Exercise details. Pictures stay out of the copy; restate everything else in the material exactly.

Material provided.
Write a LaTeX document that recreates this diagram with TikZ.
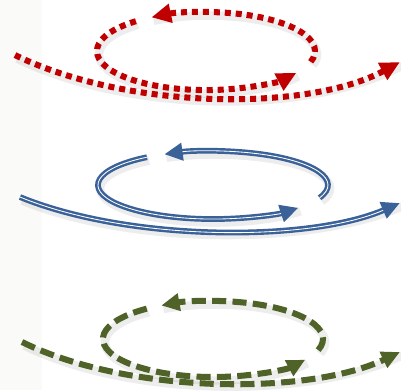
\documentclass[tikz,border=0pt]{standalone}
\usetikzlibrary{arrows.meta}
\definecolor{loopred}{HTML}{C00000}
\definecolor{loopblue}{HTML}{3A6298}
\definecolor{loopgreen}{HTML}{4F6228}
\definecolor{stripgray}{HTML}{FAFBF8}

\begin{document}
\begin{tikzpicture}[scale=0.025,
                softshadow/.style={preaction={draw=black, opacity=0.07, line width=6pt, solid, -,
                    transform canvas={shift={(1.5pt,-2.5pt)}}}},
                redline/.style={softshadow, draw=loopred, line width=4.3pt,
                    dash pattern=on 4.3pt off 3.5pt, -{Triangle[length=14pt, width=13pt]}},
                blueline/.style={softshadow, draw=loopblue, line width=4.1pt,
                    -{Triangle[length=13pt, width=12pt]}},
                bluecore/.style={draw=white, line width=0.6pt, shorten >=13pt},
                greenline/.style={softshadow, draw=loopgreen, line width=4.3pt,
                    dash pattern=on 10pt off 4.5pt, -{Triangle[length=13pt, width=12pt]}},
            ]
            \useasboundingbox (0,0) rectangle (401,390);
            \fill[stripgray] (0,0) rectangle (42,390);

            % Red loop and sweep
            \coordinate (redc) at (206,339);
            \coordinate (redin) at (15,335);
            \coordinate (redout) at (400,328);
            \draw[redline] (redc) ++(-16:109 and 39) arc[start angle=-16, end angle=120, x radius=109, y radius=39];
            \draw[redline] (redc) ++(130:109 and 39) arc[start angle=130, end angle=326, x radius=109, y radius=39];
            \draw[redline] (redin) .. controls (130,279) and (310,279) .. (redout);

            % Blue loop and sweep
            \coordinate (bluec) at (213,205);
            \coordinate (bluein) at (20,193);
            \coordinate (blueout) at (400,187);
            \draw[blueline] (bluec) ++(-22:115 and 34) arc[start angle=-22, end angle=115, x radius=115, y radius=34];
            \draw[bluecore] (bluec) ++(-22:115 and 34) arc[start angle=-22, end angle=115, x radius=115, y radius=34];
            \draw[blueline] (bluec) ++(125:115 and 34) arc[start angle=125, end angle=318, x radius=115, y radius=34];
            \draw[bluecore] (bluec) ++(125:115 and 34) arc[start angle=125, end angle=318, x radius=115, y radius=34];
            \draw[blueline] (bluein) .. controls (130,148) and (310,148) .. (blueout);
            \draw[bluecore] (bluein) .. controls (130,148) and (310,148) .. (blueout);

            % Green loop and sweep
            \coordinate (greenc) at (213,51);
            \coordinate (greenin) at (22,48);
            \coordinate (greenout) at (400,38);
            \draw[greenline] (greenc) ++(-17:110 and 38) arc[start angle=-17, end angle=118, x radius=110, y radius=38];
            \draw[greenline] (greenc) ++(127:110 and 38) arc[start angle=127, end angle=327, x radius=110, y radius=38];
            \draw[greenline] (greenin) .. controls (130,-5) and (310,-5) .. (greenout);

\end{tikzpicture}
\end{document}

Solution for this problem.
Write a LaTeX document that recreates this diagram with TikZ.
\documentclass[tikz,border=0pt]{standalone}
\usetikzlibrary{arrows.meta}
\definecolor{loopred}{HTML}{C00000}
\definecolor{loopblue}{HTML}{3A6298}
\definecolor{loopgreen}{HTML}{4F6228}
\definecolor{stripgray}{HTML}{FAFBF8}

\begin{document}
\begin{tikzpicture}[scale=0.025,
                softshadow/.style={preaction={draw=black, opacity=0.07, line width=6pt, solid, -,
                    transform canvas={shift={(1.5pt,-2.5pt)}}}},
                redline/.style={softshadow, draw=loopred, line width=4.3pt,
                    dash pattern=on 4.3pt off 3.5pt, -{Triangle[length=14pt, width=13pt]}},
                blueline/.style={softshadow, draw=loopblue, line width=4.1pt,
                    -{Triangle[length=13pt, width=12pt]}},
                bluecore/.style={draw=white, line width=0.6pt, shorten >=13pt},
                greenline/.style={softshadow, draw=loopgreen, line width=4.3pt,
                    dash pattern=on 10pt off 4.5pt, -{Triangle[length=13pt, width=12pt]}},
            ]
            \useasboundingbox (0,0) rectangle (401,390);
            \fill[stripgray] (0,0) rectangle (42,390);

            % Red loop and sweep
            \coordinate (redc) at (206,339);
            \coordinate (redin) at (15,335);
            \coordinate (redout) at (400,328);
            \draw[redline] (redc) ++(-16:109 and 39) arc[start angle=-16, end angle=120, x radius=109, y radius=39];
            \draw[redline] (redc) ++(130:109 and 39) arc[start angle=130, end angle=326, x radius=109, y radius=39];
            \draw[redline] (redin) .. controls (130,279) and (310,279) .. (redout);

            % Blue loop and sweep
            \coordinate (bluec) at (213,205);
            \coordinate (bluein) at (20,193);
            \coordinate (blueout) at (400,187);
            \draw[blueline] (bluec) ++(-22:115 and 34) arc[start angle=-22, end angle=115, x radius=115, y radius=34];
            \draw[bluecore] (bluec) ++(-22:115 and 34) arc[start angle=-22, end angle=115, x radius=115, y radius=34];
            \draw[blueline] (bluec) ++(125:115 and 34) arc[start angle=125, end angle=318, x radius=115, y radius=34];
            \draw[bluecore] (bluec) ++(125:115 and 34) arc[start angle=125, end angle=318, x radius=115, y radius=34];
            \draw[blueline] (bluein) .. controls (130,148) and (310,148) .. (blueout);
            \draw[bluecore] (bluein) .. controls (130,148) and (310,148) .. (blueout);

            % Green loop and sweep
            \coordinate (greenc) at (213,51);
            \coordinate (greenin) at (22,48);
            \coordinate (greenout) at (400,38);
            \draw[greenline] (greenc) ++(-17:110 and 38) arc[start angle=-17, end angle=118, x radius=110, y radius=38];
            \draw[greenline] (greenc) ++(127:110 and 38) arc[start angle=127, end angle=327, x radius=110, y radius=38];
            \draw[greenline] (greenin) .. controls (130,-5) and (310,-5) .. (greenout);

\end{tikzpicture}
\end{document}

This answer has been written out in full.